What you need to do
Quote every line below exactly as it reads.

[Start]

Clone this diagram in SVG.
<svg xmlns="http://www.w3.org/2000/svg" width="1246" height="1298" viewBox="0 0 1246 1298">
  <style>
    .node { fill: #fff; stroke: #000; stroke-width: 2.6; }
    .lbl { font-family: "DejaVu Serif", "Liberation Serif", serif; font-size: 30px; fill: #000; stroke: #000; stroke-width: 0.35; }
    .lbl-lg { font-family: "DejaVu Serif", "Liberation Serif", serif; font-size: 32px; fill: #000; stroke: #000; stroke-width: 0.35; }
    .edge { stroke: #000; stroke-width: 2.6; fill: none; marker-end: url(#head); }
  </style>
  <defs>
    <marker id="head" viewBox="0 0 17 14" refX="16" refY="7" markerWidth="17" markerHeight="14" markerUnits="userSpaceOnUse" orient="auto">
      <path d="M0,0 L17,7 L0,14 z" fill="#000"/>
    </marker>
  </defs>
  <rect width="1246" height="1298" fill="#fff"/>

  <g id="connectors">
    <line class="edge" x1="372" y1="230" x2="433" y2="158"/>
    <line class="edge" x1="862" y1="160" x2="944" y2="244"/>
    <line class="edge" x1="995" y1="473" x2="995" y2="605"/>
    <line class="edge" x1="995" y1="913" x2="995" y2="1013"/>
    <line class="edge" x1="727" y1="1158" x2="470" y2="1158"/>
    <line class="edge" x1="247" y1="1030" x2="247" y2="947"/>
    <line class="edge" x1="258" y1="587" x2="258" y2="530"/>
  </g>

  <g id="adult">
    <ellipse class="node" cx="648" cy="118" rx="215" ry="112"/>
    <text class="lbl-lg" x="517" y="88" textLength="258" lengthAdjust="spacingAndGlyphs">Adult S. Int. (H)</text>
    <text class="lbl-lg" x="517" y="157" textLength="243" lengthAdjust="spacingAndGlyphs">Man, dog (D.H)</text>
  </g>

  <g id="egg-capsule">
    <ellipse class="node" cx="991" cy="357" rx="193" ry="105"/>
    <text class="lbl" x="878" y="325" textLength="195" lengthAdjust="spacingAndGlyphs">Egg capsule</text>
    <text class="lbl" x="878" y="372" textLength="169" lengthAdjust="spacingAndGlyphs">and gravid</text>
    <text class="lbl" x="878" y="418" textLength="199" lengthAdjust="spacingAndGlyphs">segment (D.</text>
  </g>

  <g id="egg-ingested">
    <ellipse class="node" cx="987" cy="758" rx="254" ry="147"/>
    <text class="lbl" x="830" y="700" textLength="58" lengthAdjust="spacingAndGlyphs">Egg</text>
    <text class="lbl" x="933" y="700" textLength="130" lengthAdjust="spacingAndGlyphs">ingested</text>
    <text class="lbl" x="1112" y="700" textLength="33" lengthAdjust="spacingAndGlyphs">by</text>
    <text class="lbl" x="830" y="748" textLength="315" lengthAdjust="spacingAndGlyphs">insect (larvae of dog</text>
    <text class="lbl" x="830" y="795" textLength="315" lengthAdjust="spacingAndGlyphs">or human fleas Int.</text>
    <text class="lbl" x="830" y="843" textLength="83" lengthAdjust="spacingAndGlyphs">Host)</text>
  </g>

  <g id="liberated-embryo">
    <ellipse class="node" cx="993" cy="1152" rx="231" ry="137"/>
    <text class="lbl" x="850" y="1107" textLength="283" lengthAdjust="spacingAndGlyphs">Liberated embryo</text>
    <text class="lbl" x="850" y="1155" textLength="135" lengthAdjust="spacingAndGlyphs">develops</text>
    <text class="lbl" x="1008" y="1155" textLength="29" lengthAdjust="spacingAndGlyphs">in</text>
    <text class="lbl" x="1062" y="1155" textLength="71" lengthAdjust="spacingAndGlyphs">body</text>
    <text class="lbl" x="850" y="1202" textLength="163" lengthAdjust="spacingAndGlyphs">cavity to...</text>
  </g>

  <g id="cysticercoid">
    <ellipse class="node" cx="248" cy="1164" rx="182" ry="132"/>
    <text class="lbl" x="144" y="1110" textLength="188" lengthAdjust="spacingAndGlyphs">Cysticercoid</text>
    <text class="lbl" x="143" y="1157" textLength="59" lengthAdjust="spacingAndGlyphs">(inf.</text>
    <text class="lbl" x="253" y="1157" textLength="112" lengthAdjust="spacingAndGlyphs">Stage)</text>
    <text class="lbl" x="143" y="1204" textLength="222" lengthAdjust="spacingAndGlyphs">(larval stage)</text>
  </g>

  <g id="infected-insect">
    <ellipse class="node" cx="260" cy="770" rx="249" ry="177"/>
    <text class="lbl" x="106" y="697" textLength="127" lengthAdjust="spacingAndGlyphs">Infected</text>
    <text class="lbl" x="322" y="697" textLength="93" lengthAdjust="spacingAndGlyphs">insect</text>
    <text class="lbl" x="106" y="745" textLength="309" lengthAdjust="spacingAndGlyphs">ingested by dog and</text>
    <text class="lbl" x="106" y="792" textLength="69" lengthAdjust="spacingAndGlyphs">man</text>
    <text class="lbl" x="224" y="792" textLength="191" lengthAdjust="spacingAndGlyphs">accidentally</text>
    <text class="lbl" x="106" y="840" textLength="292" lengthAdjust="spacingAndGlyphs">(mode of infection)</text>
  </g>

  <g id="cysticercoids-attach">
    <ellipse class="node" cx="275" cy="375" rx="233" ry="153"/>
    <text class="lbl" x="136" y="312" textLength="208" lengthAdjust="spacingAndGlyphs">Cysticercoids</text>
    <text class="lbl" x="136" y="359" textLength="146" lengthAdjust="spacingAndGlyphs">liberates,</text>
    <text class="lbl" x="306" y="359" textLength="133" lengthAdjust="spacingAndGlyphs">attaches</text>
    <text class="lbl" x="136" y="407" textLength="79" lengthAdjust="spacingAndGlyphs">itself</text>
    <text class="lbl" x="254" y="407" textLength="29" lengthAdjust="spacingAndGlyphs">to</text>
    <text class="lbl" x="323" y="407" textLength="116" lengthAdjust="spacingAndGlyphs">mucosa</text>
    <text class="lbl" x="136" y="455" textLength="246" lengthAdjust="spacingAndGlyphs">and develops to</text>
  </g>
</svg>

[End]

Final answer
Clone this diagram in SVG.
<svg xmlns="http://www.w3.org/2000/svg" width="1246" height="1298" viewBox="0 0 1246 1298">
  <style>
    .node { fill: #fff; stroke: #000; stroke-width: 2.6; }
    .lbl { font-family: "DejaVu Serif", "Liberation Serif", serif; font-size: 30px; fill: #000; stroke: #000; stroke-width: 0.35; }
    .lbl-lg { font-family: "DejaVu Serif", "Liberation Serif", serif; font-size: 32px; fill: #000; stroke: #000; stroke-width: 0.35; }
    .edge { stroke: #000; stroke-width: 2.6; fill: none; marker-end: url(#head); }
  </style>
  <defs>
    <marker id="head" viewBox="0 0 17 14" refX="16" refY="7" markerWidth="17" markerHeight="14" markerUnits="userSpaceOnUse" orient="auto">
      <path d="M0,0 L17,7 L0,14 z" fill="#000"/>
    </marker>
  </defs>
  <rect width="1246" height="1298" fill="#fff"/>

  <g id="connectors">
    <line class="edge" x1="372" y1="230" x2="433" y2="158"/>
    <line class="edge" x1="862" y1="160" x2="944" y2="244"/>
    <line class="edge" x1="995" y1="473" x2="995" y2="605"/>
    <line class="edge" x1="995" y1="913" x2="995" y2="1013"/>
    <line class="edge" x1="727" y1="1158" x2="470" y2="1158"/>
    <line class="edge" x1="247" y1="1030" x2="247" y2="947"/>
    <line class="edge" x1="258" y1="587" x2="258" y2="530"/>
  </g>

  <g id="adult">
    <ellipse class="node" cx="648" cy="118" rx="215" ry="112"/>
    <text class="lbl-lg" x="517" y="88" textLength="258" lengthAdjust="spacingAndGlyphs">Adult S. Int. (H)</text>
    <text class="lbl-lg" x="517" y="157" textLength="243" lengthAdjust="spacingAndGlyphs">Man, dog (D.H)</text>
  </g>

  <g id="egg-capsule">
    <ellipse class="node" cx="991" cy="357" rx="193" ry="105"/>
    <text class="lbl" x="878" y="325" textLength="195" lengthAdjust="spacingAndGlyphs">Egg capsule</text>
    <text class="lbl" x="878" y="372" textLength="169" lengthAdjust="spacingAndGlyphs">and gravid</text>
    <text class="lbl" x="878" y="418" textLength="199" lengthAdjust="spacingAndGlyphs">segment (D.</text>
  </g>

  <g id="egg-ingested">
    <ellipse class="node" cx="987" cy="758" rx="254" ry="147"/>
    <text class="lbl" x="830" y="700" textLength="58" lengthAdjust="spacingAndGlyphs">Egg</text>
    <text class="lbl" x="933" y="700" textLength="130" lengthAdjust="spacingAndGlyphs">ingested</text>
    <text class="lbl" x="1112" y="700" textLength="33" lengthAdjust="spacingAndGlyphs">by</text>
    <text class="lbl" x="830" y="748" textLength="315" lengthAdjust="spacingAndGlyphs">insect (larvae of dog</text>
    <text class="lbl" x="830" y="795" textLength="315" lengthAdjust="spacingAndGlyphs">or human fleas Int.</text>
    <text class="lbl" x="830" y="843" textLength="83" lengthAdjust="spacingAndGlyphs">Host)</text>
  </g>

  <g id="liberated-embryo">
    <ellipse class="node" cx="993" cy="1152" rx="231" ry="137"/>
    <text class="lbl" x="850" y="1107" textLength="283" lengthAdjust="spacingAndGlyphs">Liberated embryo</text>
    <text class="lbl" x="850" y="1155" textLength="135" lengthAdjust="spacingAndGlyphs">develops</text>
    <text class="lbl" x="1008" y="1155" textLength="29" lengthAdjust="spacingAndGlyphs">in</text>
    <text class="lbl" x="1062" y="1155" textLength="71" lengthAdjust="spacingAndGlyphs">body</text>
    <text class="lbl" x="850" y="1202" textLength="163" lengthAdjust="spacingAndGlyphs">cavity to...</text>
  </g>

  <g id="cysticercoid">
    <ellipse class="node" cx="248" cy="1164" rx="182" ry="132"/>
    <text class="lbl" x="144" y="1110" textLength="188" lengthAdjust="spacingAndGlyphs">Cysticercoid</text>
    <text class="lbl" x="143" y="1157" textLength="59" lengthAdjust="spacingAndGlyphs">(inf.</text>
    <text class="lbl" x="253" y="1157" textLength="112" lengthAdjust="spacingAndGlyphs">Stage)</text>
    <text class="lbl" x="143" y="1204" textLength="222" lengthAdjust="spacingAndGlyphs">(larval stage)</text>
  </g>

  <g id="infected-insect">
    <ellipse class="node" cx="260" cy="770" rx="249" ry="177"/>
    <text class="lbl" x="106" y="697" textLength="127" lengthAdjust="spacingAndGlyphs">Infected</text>
    <text class="lbl" x="322" y="697" textLength="93" lengthAdjust="spacingAndGlyphs">insect</text>
    <text class="lbl" x="106" y="745" textLength="309" lengthAdjust="spacingAndGlyphs">ingested by dog and</text>
    <text class="lbl" x="106" y="792" textLength="69" lengthAdjust="spacingAndGlyphs">man</text>
    <text class="lbl" x="224" y="792" textLength="191" lengthAdjust="spacingAndGlyphs">accidentally</text>
    <text class="lbl" x="106" y="840" textLength="292" lengthAdjust="spacingAndGlyphs">(mode of infection)</text>
  </g>

  <g id="cysticercoids-attach">
    <ellipse class="node" cx="275" cy="375" rx="233" ry="153"/>
    <text class="lbl" x="136" y="312" textLength="208" lengthAdjust="spacingAndGlyphs">Cysticercoids</text>
    <text class="lbl" x="136" y="359" textLength="146" lengthAdjust="spacingAndGlyphs">liberates,</text>
    <text class="lbl" x="306" y="359" textLength="133" lengthAdjust="spacingAndGlyphs">attaches</text>
    <text class="lbl" x="136" y="407" textLength="79" lengthAdjust="spacingAndGlyphs">itself</text>
    <text class="lbl" x="254" y="407" textLength="29" lengthAdjust="spacingAndGlyphs">to</text>
    <text class="lbl" x="323" y="407" textLength="116" lengthAdjust="spacingAndGlyphs">mucosa</text>
    <text class="lbl" x="136" y="455" textLength="246" lengthAdjust="spacingAndGlyphs">and develops to</text>
  </g>
</svg>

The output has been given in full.